Trying him in this way, God knew the right time in which to give back the eyesight to this faithful servant and let him see the blessings he prepared for him in the riches the son brought home and, more yet, in his daughter-in-law of the same faith who is a sign of future happiness for him and for all the family: Health and wealth and a blessed future! Truly, God, through his angel, not only strikes us, but also binds up our wounds for a stronger life.

4. Dear Brothers in the Priesthood!

Understanding the pedagogy of God, we do not wonder further, why the mission of the holy angels is so vast. They have to help us reach heaven, and we are to be found in all corners of the world and in so many different situations and conditions or states of soul (cf. Mt 24:31).

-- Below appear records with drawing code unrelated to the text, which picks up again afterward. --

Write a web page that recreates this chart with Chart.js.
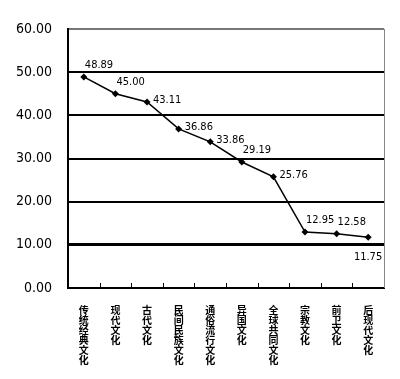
<!DOCTYPE html>
<html>
<head>
<meta charset="utf-8">
<script src="https://cdn.jsdelivr.net/npm/chart.js@4"></script>
<style>
  html, body { margin: 0; padding: 0; background: #fff; }
  #wrap { width: 400px; height: 379px; }
</style>
</head>
<body>
<div id="wrap"><canvas id="chart"></canvas></div>
<script>
const categories = ["传统经典文化", "现代文化", "古代文化", "民间民族文化", "通俗流行文化",
  "异国文化", "全球共同文化", "宗教文化", "前卫文化", "后现代文化"];
const scores = [48.89, 45.00, 43.11, 36.86, 33.86, 29.19, 25.76, 12.95, 12.58, 11.75];
const yTicks = [0, 10, 20, 30, 40, 50, 60];

// label placement per point: "up" = above right, "right" = beside, "down" = below
const labelPlace = ["up", "up", "right", "right", "right", "up", "right", "up", "up", "down"];

const numFont = "'DejaVu Sans Condensed', 'DejaVu Sans', sans-serif";

const extras = {
  id: "extras",
  afterDatasetsDraw(chart) {
    const c = chart.ctx;
    const area = chart.chartArea;
    const x = chart.scales.x;

    // right border
    c.save();
    c.strokeStyle = "#888";
    c.lineWidth = 1;
    c.beginPath();
    c.moveTo(area.right + 0.5, area.top);
    c.lineTo(area.right + 0.5, area.bottom);
    c.stroke();

    // inward tick marks on the bottom axis at category boundaries
    c.strokeStyle = "#000";
    c.lineWidth = 1;
    for (let i = 1; i < categories.length; i++) {
      const px = Math.round((x.getPixelForValue(i - 1) + x.getPixelForValue(i)) / 2) + 0.5;
      c.beginPath();
      c.moveTo(px, area.bottom);
      c.lineTo(px, area.bottom - 5);
      c.stroke();
    }

    // value labels
    const meta = chart.getDatasetMeta(0);
    c.fillStyle = "#000";
    c.font = "11px " + numFont;
    meta.data.forEach((pt, i) => {
      const txt = scores[i].toFixed(2);
      const place = labelPlace[i];
      if (place === "up") {
        c.textAlign = "left";
        c.textBaseline = "bottom";
        c.fillText(txt, pt.x + 1, pt.y - 6);
      } else if (place === "right") {
        c.textAlign = "left";
        c.textBaseline = "middle";
        c.fillText(txt, pt.x + 6, pt.y - 2);
      } else {
        c.textAlign = "right";
        c.textBaseline = "top";
        c.fillText(txt, pt.x + 14, pt.y + 14);
      }
    });
    c.restore();
  }
};

new Chart(document.getElementById("chart"), {
  type: "line",
  data: {
    labels: categories.map(s => s.split("")),
    datasets: [{
      data: scores,
      borderColor: "#000",
      borderWidth: 1.5,
      backgroundColor: "#000",
      pointStyle: "rectRot",
      pointRadius: 3.5,
      pointBorderWidth: 0,
      tension: 0
    }]
  },
  options: {
    responsive: true,
    maintainAspectRatio: false,
    animation: false,
    layout: { padding: { top: 29, right: 16, left: 0, bottom: -3 } },
    plugins: { legend: { display: false }, tooltip: { enabled: false } },
    scales: {
      x: {
        offset: true,
        grid: { display: false, drawTicks: false },
        border: { display: true, color: "#000", width: 2 },
        ticks: {
          color: "#000",
          maxRotation: 0,
          autoSkip: false,
          padding: 17,
          font: { family: "'Noto Sans CJK SC', sans-serif", size: 10, weight: "bold", lineHeight: 1.0 }
        }
      },
      y: {
        min: 0,
        max: 60,
        afterBuildTicks: scale => { scale.ticks = yTicks.map(v => ({ value: v })); },
        grid: {
          drawTicks: false,
          color: ctx => ctx.tick && ctx.tick.value === 60 ? "#777" : "#000",
          lineWidth: ctx => ctx.tick && ctx.tick.value === 10 ? 3 : 2
        },
        border: { display: true, color: "#000", width: 2 },
        ticks: {
          color: "#000",
          padding: 16,
          font: { family: numFont, size: 14 },
          callback: v => Number(v).toFixed(2)
        }
      }
    }
  },
  plugins: [extras]
});
</script>
</body>
</html>
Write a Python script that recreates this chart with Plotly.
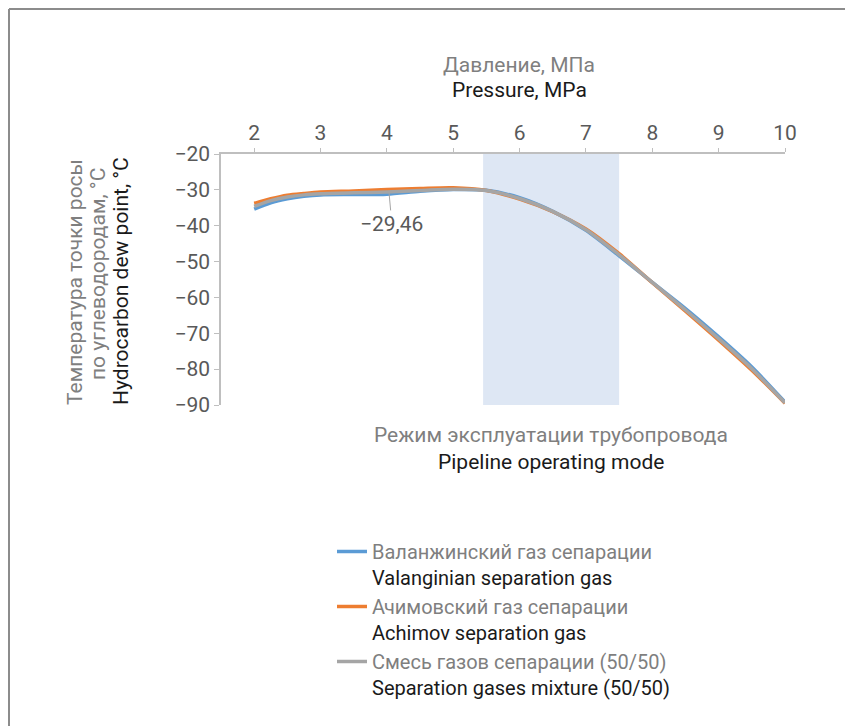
import plotly.graph_objects as go

# ---------------- data ----------------
pressure = [2.0, 2.25, 2.5, 2.75, 3.0, 3.5, 4.0, 4.5, 5.0, 5.5, 6.0, 6.5, 7.0, 7.5, 8.0, 8.5, 9.0, 9.5, 10.0]
valanginian = [-35.4, -33.6, -32.5, -31.8, -31.4, -31.3, -31.2, -30.4, -29.9, -30.1, -32.2, -36.0, -41.3, -48.4, -55.8, -63.1, -71.0, -79.4, -89.2]
achimov = [-33.8, -32.5, -31.5, -31.0, -30.6, -30.3, -29.9, -29.6, -29.4, -30.2, -32.6, -36.1, -40.9, -47.8, -55.9, -63.8, -71.9, -80.3, -89.5]
mixture = [-34.6, -33.0, -32.0, -31.4, -31.1, -30.8, -30.6, -30.2, -29.8, -30.2, -32.4, -36.0, -41.1, -48.1, -55.8, -63.5, -71.5, -79.9, -89.4]

series_ru = ["Валанжинский газ сепарации", "Ачимовский газ сепарации", "Смесь газов сепарации (50/50)"]
series_en = ["Valanginian separation gas", "Achimov separation gas", "Separation gases mixture (50/50)"]
colors = ["#5B9BD5", "#ED7D31", "#A5A5A5"]

x_ticks = [2, 3, 4, 5, 6, 7, 8, 9, 10]
y_ticks = [-20, -30, -40, -50, -60, -70, -80, -90]
operating_range = [5.45, 7.5]
label_point = (4.03, -30.3)
label_text = "−29,46"

# ---------------- layout geometry ----------------
W, H = 845, 726
L, R, T, B = 221, 60, 154, 321
PW, PH = W - L - R, H - T - B

def px(xp):
    return (xp - L) / PW

def py(yp):
    return (H - B - yp) / PH

FONT = "Roboto, sans-serif"
GREY = "#7F7F7F"
BLACK = "#1A1A1A"
FS = 21

fig = go.Figure()
for ys, ru, en, c in zip([valanginian, achimov, mixture], series_ru, series_en, colors):
    fig.add_trace(go.Scatter(
        x=pressure, y=ys, mode="lines", line=dict(color=c, width=3.5, shape="spline", smoothing=0.8),
        name=f"<span style='color:{GREY}'>{ru}</span><br>{en}",
    ))

fig.add_shape(type="rect", xref="x", yref="paper", x0=operating_range[0], x1=operating_range[1],
              y0=0, y1=1, fillcolor="#DEE7F4", line_width=0, layer="below")

# frame (top and left)
fig.add_shape(type="line", xref="paper", yref="paper", x0=px(9), x1=px(845), y0=py(9), y1=py(9),
              line=dict(color="#8C8C8C", width=2))
fig.add_shape(type="line", xref="paper", yref="paper", x0=px(9), x1=px(9), y0=py(9), y1=py(726),
              line=dict(color="#8C8C8C", width=2))

def txt(text, x, y, color, xref="paper", angle=0):
    return dict(text=text, x=x, y=y, xref=xref, yref="paper", xanchor="center", yanchor="middle",
                textangle=angle, showarrow=False, font=dict(color=color, size=FS))

mid = sum(operating_range) / 2
ann = [
    txt("Давление, МПа", px(519), py(65), GREY),
    txt("Pressure, MPa", px(519), py(90), BLACK),
    txt("Режим эксплуатации трубопровода", mid, py(435), GREY, xref="x"),
    txt("Pipeline operating mode", mid, py(462), BLACK, xref="x"),
    txt("Температура точки росы", px(75), py(282), GREY, angle=-90),
    txt("по углеводородам, °C", px(98), py(274), GREY, angle=-90),
    txt("Hydrocarbon dew point, °C", px(121), py(281), BLACK, angle=-90),
    dict(text=label_text, x=label_point[0], y=label_point[1], xref="x", yref="y",
         showarrow=True, arrowhead=0, arrowwidth=1, arrowcolor="#A5A5A5", ax=3, ay=33,
         standoff=0, font=dict(color="#595959", size=FS)),
]

fig.update_layout(
    width=W, height=H, margin=dict(l=L, r=R, t=T, b=B, autoexpand=False),
    paper_bgcolor="white", plot_bgcolor="white",
    font=dict(family=FONT, size=FS, color="#595959"),
    annotations=ann,
    showlegend=True,
    legend=dict(x=px(332), y=py(532), xanchor="left", yanchor="top", xref="paper", yref="paper",
                font=dict(size=20, color=BLACK), bgcolor="rgba(0,0,0,0)", tracegroupgap=0,
                valign="top"),
    xaxis=dict(range=[1.5, 10], side="top", tickvals=x_ticks, showgrid=False, zeroline=False,
               showline=True, linecolor="#BFBFBF", linewidth=1.5, ticks="outside", ticklen=4,
               tickcolor="#BFBFBF", tickfont=dict(color="#595959", size=FS)),
    yaxis=dict(range=[-90, -20], tickvals=y_ticks, showgrid=False, zeroline=False,
               showline=True, linecolor="#BFBFBF", linewidth=1.5, ticks="outside", ticklen=5,
               tickcolor="#BFBFBF", tickfont=dict(color="#595959", size=FS)),
)

fig.write_html("out.html")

Furthermore, we learn from the fact that St. Raphael had to test Tobit, how much more we still have to trust in God's real presence at every moment and in every place, in the attention of the holy angels in all circumstances! The story of Tobit tells us once more, how much we should follow the example of Our Lady and say always "Yes!" ­ except to sin ­ and to conform ourselves quickly to the situation God's providence has prepared for us, for "God works with those who love him" (Rom 8:28).

May the lesson re-sound in our ears, time and again: The less we interfere in God's work, the clearer and quicker He can and will do his work in our life and through us in the lives of others.

May St. Raphael help us to grow in our confidence in God and in our collaboration with the divine will, be it even through tests.